For the last four years, Trump's opponents have labored to portray him as an enabler of anti-Semites. They have harped on what they considered to be dog whistles to anti-Semites, including his infamous "very fine people" quote that has been consistently misrepresented in the media as referring to neo-Nazis when it was nothing of the kind.
His opponents dismiss Trump's historic pro-Israel record and close personal connections with Jews, including a daughter who converted to Judaism and Jewish grandchildren, as irrelevant to the question. Many Jewish liberals have regarded anyone whose personality and politics they dislike as much as Trump as morally equivalent to Hitler.
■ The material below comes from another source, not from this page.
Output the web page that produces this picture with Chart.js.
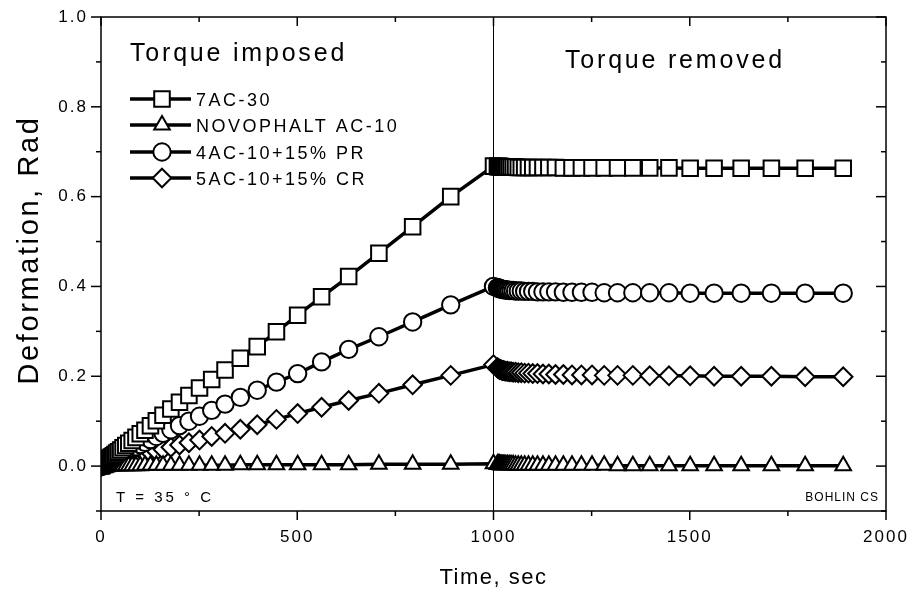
<!DOCTYPE html>
<html>
<head>
<meta charset="utf-8">
<script src="https://cdn.jsdelivr.net/npm/chart.js@4.4.0/dist/chart.umd.min.js"></script>
<style>
  html, body { margin: 0; padding: 0; background: #fff; }
  #wrap { width: 914px; height: 594px; }
</style>
</head>
<body>
<div id="wrap"><canvas id="deformChart" width="914" height="594"></canvas></div>
<script>
// time under torque (s) and time after the torque is removed (s)
const imposedTime = [1, 1.12, 1.26, 1.41, 1.58, 1.78, 2, 2.24, 2.51, 2.82,
    3.16, 3.55, 3.98, 4.47, 5.01, 5.62, 6.31, 7.08, 7.94, 8.91,
    10, 11.2, 12.6, 14.1, 15.8, 17.8, 20, 22.4, 25.1, 28.2,
    31.6, 35.5, 39.8, 44.7, 50.1, 56.2, 63.1, 70.8, 79.4, 89.1,
    100, 112, 126, 141, 158, 178, 200, 224, 251, 282,
    316, 355, 398, 447, 501, 562, 631, 708, 794, 891,
    1000];
const recoveryTime = [1010, 1011.2, 1012.6, 1014.1, 1015.8, 1017.8, 1020, 1022.4, 1025.1, 1028.2,
    1031.6, 1035.5, 1039.8, 1044.7, 1050.1, 1056.2, 1063.1, 1070.8, 1079.4, 1089.1,
    1100, 1112, 1126, 1141, 1158, 1178, 1200, 1224, 1251, 1282,
    1316, 1355, 1398, 1447, 1501, 1562, 1631, 1708, 1794, 1891];

const seriesNames = ['7AC-30', 'NOVOPHALT AC-10', '4AC-10+15% PR', '5AC-10+15% CR'];

// deformation (rad)
const ac30Imposed = [0.001, 0.001, 0.002, 0.002, 0.002, 0.003, 0.003, 0.003, 0.004, 0.004,
    0.004, 0.005, 0.005, 0.005, 0.006, 0.006, 0.006, 0.007, 0.007, 0.007,
    0.008, 0.009, 0.010, 0.011, 0.012, 0.013, 0.015, 0.017, 0.019, 0.021,
    0.023, 0.026, 0.029, 0.032, 0.036, 0.041, 0.046, 0.051, 0.057, 0.064,
    0.072, 0.080, 0.090, 0.101, 0.113, 0.127, 0.142, 0.157, 0.174, 0.193,
    0.214, 0.240, 0.266, 0.299, 0.336, 0.377, 0.422, 0.474, 0.533, 0.600,
    0.668];
const ac30Recovery = [0.667, 0.667, 0.667, 0.667, 0.667, 0.667, 0.666, 0.666, 0.666, 0.666,
    0.666, 0.666, 0.666, 0.666, 0.666, 0.666, 0.665, 0.665, 0.665, 0.665,
    0.665, 0.665, 0.665, 0.665, 0.665, 0.664, 0.664, 0.664, 0.664, 0.664,
    0.664, 0.664, 0.664, 0.664, 0.663, 0.663, 0.663, 0.663, 0.663, 0.663];

const novoImposed = [0.000, 0.000, 0.000, 0.000, 0.000, 0.000, 0.000, 0.000, 0.000, 0.000,
    0.001, 0.001, 0.001, 0.001, 0.001, 0.001, 0.001, 0.001, 0.001, 0.001,
    0.001, 0.001, 0.001, 0.001, 0.001, 0.001, 0.001, 0.001, 0.001, 0.001,
    0.001, 0.001, 0.001, 0.001, 0.001, 0.001, 0.001, 0.001, 0.001, 0.001,
    0.001, 0.002, 0.002, 0.002, 0.002, 0.002, 0.002, 0.002, 0.002, 0.002,
    0.002, 0.003, 0.003, 0.003, 0.003, 0.003, 0.003, 0.004, 0.004, 0.004,
    0.005];
const novoRecovery = [0.004, 0.004, 0.004, 0.004, 0.004, 0.003, 0.003, 0.003, 0.003, 0.003,
    0.003, 0.003, 0.003, 0.003, 0.003, 0.002, 0.002, 0.002, 0.002, 0.002,
    0.002, 0.002, 0.002, 0.002, 0.002, 0.002, 0.002, 0.002, 0.002, 0.002,
    0.001, 0.001, 0.001, 0.001, 0.001, 0.001, 0.001, 0.001, 0.001, 0.001];

const prImposed = [0.001, 0.001, 0.001, 0.002, 0.002, 0.002, 0.002, 0.003, 0.003, 0.003,
    0.003, 0.003, 0.004, 0.004, 0.004, 0.004, 0.005, 0.005, 0.005, 0.006,
    0.006, 0.007, 0.007, 0.008, 0.009, 0.010, 0.011, 0.012, 0.013, 0.015,
    0.017, 0.018, 0.021, 0.023, 0.025, 0.028, 0.031, 0.035, 0.039, 0.043,
    0.048, 0.053, 0.059, 0.066, 0.073, 0.081, 0.090, 0.100, 0.111, 0.124,
    0.138, 0.153, 0.169, 0.187, 0.206, 0.232, 0.260, 0.288, 0.321, 0.359,
    0.400];
const prRecovery = [0.397, 0.397, 0.396, 0.396, 0.395, 0.395, 0.394, 0.394, 0.393, 0.393,
    0.392, 0.392, 0.391, 0.391, 0.391, 0.390, 0.390, 0.390, 0.389, 0.389,
    0.389, 0.388, 0.388, 0.388, 0.388, 0.387, 0.387, 0.387, 0.387, 0.386,
    0.386, 0.386, 0.386, 0.386, 0.385, 0.385, 0.385, 0.385, 0.385, 0.385];

const crImposed = [0.000, 0.000, 0.001, 0.001, 0.001, 0.001, 0.001, 0.001, 0.001, 0.001,
    0.001, 0.002, 0.002, 0.002, 0.002, 0.002, 0.002, 0.002, 0.003, 0.003,
    0.003, 0.003, 0.004, 0.004, 0.004, 0.005, 0.005, 0.006, 0.007, 0.007,
    0.008, 0.009, 0.010, 0.011, 0.012, 0.014, 0.015, 0.017, 0.019, 0.021,
    0.024, 0.027, 0.030, 0.033, 0.037, 0.042, 0.047, 0.052, 0.058, 0.066,
    0.073, 0.082, 0.092, 0.104, 0.117, 0.131, 0.146, 0.162, 0.181, 0.202,
    0.226];
const crRecovery = [0.219, 0.218, 0.217, 0.216, 0.215, 0.215, 0.214, 0.213, 0.213, 0.212,
    0.211, 0.211, 0.210, 0.210, 0.209, 0.209, 0.208, 0.208, 0.207, 0.207,
    0.206, 0.206, 0.205, 0.205, 0.204, 0.204, 0.203, 0.203, 0.203, 0.202,
    0.202, 0.202, 0.201, 0.201, 0.201, 0.200, 0.200, 0.200, 0.199, 0.199];

const xTicks = [0, 500, 1000, 1500, 2000];
const yTicks = [0.0, 0.2, 0.4, 0.6, 0.8, 1.0];

const FONT = "'Liberation Sans', Arial, sans-serif";
const markers = [
    { style: 'rect', radius: 11 },
    { style: 'triangle', radius: 9 },
    { style: 'circle', radius: 8.7 },
    { style: 'rectRot', radius: 9.3 }
];

function toPoints(times, values) {
    return times.map((t, i) => ({ x: t, y: values[i] }));
}

const allTime = imposedTime.concat(recoveryTime);
const seriesValues = [
    ac30Imposed.concat(ac30Recovery),
    novoImposed.concat(novoRecovery),
    prImposed.concat(prRecovery),
    crImposed.concat(crRecovery)
];

const datasets = seriesNames.map((name, i) => ({
    label: name,
    data: toPoints(allTime, seriesValues[i]),
    borderColor: '#000',
    borderWidth: 3.5,
    pointStyle: markers[i].style,
    pointRadius: markers[i].radius,
    pointBackgroundColor: '#fff',
    pointBorderColor: '#000',
    pointBorderWidth: 2,
    tension: 0
}));

// small marker painter for the legend (same shapes as Chart.js)
function drawMarker(ctx, style, r, x, y) {
    ctx.beginPath();
    if (style === 'rect') {
        const s = Math.SQRT1_2 * r;
        ctx.rect(x - s, y - s, 2 * s, 2 * s);
    } else if (style === 'triangle') {
        const h = r * Math.sin(Math.PI / 3);
        ctx.moveTo(x, y - r);
        ctx.lineTo(x + h, y + r / 2);
        ctx.lineTo(x - h, y + r / 2);
        ctx.closePath();
    } else if (style === 'circle') {
        ctx.arc(x, y, r, 0, Math.PI * 2);
    } else {
        ctx.moveTo(x, y - r);
        ctx.lineTo(x + r, y);
        ctx.lineTo(x, y + r);
        ctx.lineTo(x - r, y);
        ctx.closePath();
    }
    ctx.fillStyle = '#fff';
    ctx.fill();
    ctx.lineWidth = 2;
    ctx.strokeStyle = '#000';
    ctx.stroke();
}

function line(ctx, x1, y1, x2, y2) {
    ctx.beginPath();
    ctx.moveTo(x1, y1);
    ctx.lineTo(x2, y2);
    ctx.stroke();
}

const decorations = {
    id: 'decorations',
    beforeUpdate(chart) { chart.ctx.letterSpacing = '2px'; },
    beforeDraw(chart) { chart.ctx.letterSpacing = '2px'; },
    beforeDatasetsDraw(chart) {
        const ctx = chart.ctx, a = chart.chartArea;
        const px = chart.scales.x.getPixelForValue(1000);
        ctx.save();
        ctx.strokeStyle = '#000';
        ctx.lineWidth = 1;
        line(ctx, px, a.top, px, a.bottom);
        ctx.restore();
    },
    afterDraw(chart) {
        const ctx = chart.ctx, a = chart.chartArea;
        const xs = chart.scales.x, ys = chart.scales.y;
        ctx.save();
        ctx.strokeStyle = '#000';
        ctx.lineWidth = 1.5;
        ctx.strokeRect(a.left, a.top, a.right - a.left, a.bottom - a.top);

        // ticks: outward on left/bottom, inward on top/right
        for (let v = 0; v <= 2000; v += 250) {
            const p = xs.getPixelForValue(v);
            const len = v % 500 === 0 ? 9 : 5;
            line(ctx, p, a.bottom, p, a.bottom + len);
            line(ctx, p, a.top, p, a.top + len);
        }
        for (let k = -1; k <= 10; k++) {
            const p = ys.getPixelForValue(k / 10);
            const len = k % 2 === 0 ? 10 : 5;
            line(ctx, a.left - len, p, a.left, p);
            line(ctx, a.right - len, p, a.right, p);
        }

        ctx.fillStyle = '#000';
        ctx.textBaseline = 'alphabetic';

        // phase labels
        ctx.font = '25px ' + FONT;
        ctx.letterSpacing = '2.8px';
        ctx.textAlign = 'left';
        ctx.fillText('Torque imposed', 130, 61);
        ctx.fillText('Torque removed', 565, 68);

        // legend
        const rows = [99, 125, 152, 178];
        ctx.font = '18px ' + FONT;
        ctx.letterSpacing = '2.5px';
        rows.forEach((y, i) => {
            ctx.strokeStyle = '#000';
            ctx.lineWidth = 3.5;
            line(ctx, 130, y, 191, y);
            drawMarker(ctx, markers[i].style, markers[i].radius, 162, y);
            ctx.fillStyle = '#000';
            ctx.fillText(seriesNames[i], 196, y + 6.5);
        });

        // notes
        ctx.font = '15px ' + FONT;
        ctx.letterSpacing = '3px';
        ctx.fillText('T = 35 \u00B0 C', 116, 502);
        ctx.font = '12px ' + FONT;
        ctx.letterSpacing = '1px';
        ctx.textAlign = 'right';
        ctx.fillText('BOHLIN CS', 879, 501);

        // axis titles
        ctx.textAlign = 'center';
        ctx.font = '22px ' + FONT;
        ctx.letterSpacing = '1.5px';
        ctx.fillText('Time, sec', (a.left + a.right) / 2, 584);
        ctx.save();
        ctx.translate(38, 250);
        ctx.rotate(-Math.PI / 2);
        ctx.font = '29px ' + FONT;
        ctx.letterSpacing = '2.6px';
        ctx.fillText('Deformation, Rad', 0, 0);
        ctx.restore();
        ctx.restore();
    }
};

const ctx = document.getElementById('deformChart').getContext('2d');
new Chart(ctx, {
    type: 'line',
    data: { datasets: datasets },
    plugins: [decorations],
    options: {
        responsive: false,
        animation: false,
        devicePixelRatio: 1,
        layout: { padding: { left: 0, top: 17, right: 28, bottom: 0 } },
        plugins: { legend: { display: false }, tooltip: { enabled: false } },
        scales: {
            x: {
                type: 'linear',
                min: 0,
                max: 2000,
                grid: { display: false, drawTicks: false },
                border: { display: false },
                afterBuildTicks: s => { s.ticks = xTicks.map(v => ({ value: v })); },
                afterFit: s => { s.height = 83; s.paddingLeft = 0; s.paddingRight = 0; },
                ticks: {
                    padding: 16,
                    color: '#000',
                    font: { family: FONT, size: 17 },
                    maxRotation: 0,
                    callback: v => String(v)
                }
            },
            y: {
                type: 'linear',
                min: -0.1,
                max: 1.0,
                grid: { display: false, drawTicks: false },
                border: { display: false },
                afterBuildTicks: s => { s.ticks = yTicks.map(v => ({ value: v })); },
                afterFit: s => { s.width = 101; s.paddingTop = 0; s.paddingBottom = 0; },
                ticks: {
                    padding: 13,
                    color: '#000',
                    font: { family: FONT, size: 17 },
                    callback: v => v.toFixed(1)
                }
            }
        }
    }
});
</script>
</body>
</html>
Despite all evidence to the contrary, it is still an article of faith on the Jewish left that a vote for Trump is a vote for anti-Semitism.
Yet Biden's meeting with an anti-Semite generated crickets from the same people. Outlets that have been screaming about Trump's alleged enabling of anti-Semitism were mum.
Biden's decision to meet with Blake doesn't mean he's an anti-Semite. Nor does it obligate anyone to support Trump. But it does mean that the Democrat--assuming his aides told him about Blake senior's dubious record--or his handlers believe that paying homage to the BLM movement is more important than drawing lines in the sand about anti-Semitism.
This is about more than just media bias. The pass given to Blake senior--and to Biden for meeting him--demonstrates anew that anti-Semitism is one sin in which the cancel culture that dominates American public discourse in the summer of Black Lives Matter has no interest.
Just like the apology given Muslim-Americans by the Biden campaign for its statement denouncing Linda Sarsour for her anti-Semitism, the Blake meeting is a milestone that those who care about the spread of hatred cannot afford to ignore.
When our political leaders don't treat hatemongers as being beyond the pale--as was the case with Biden and Blake--they can't pretend that they take the issue of anti-Semitism seriously.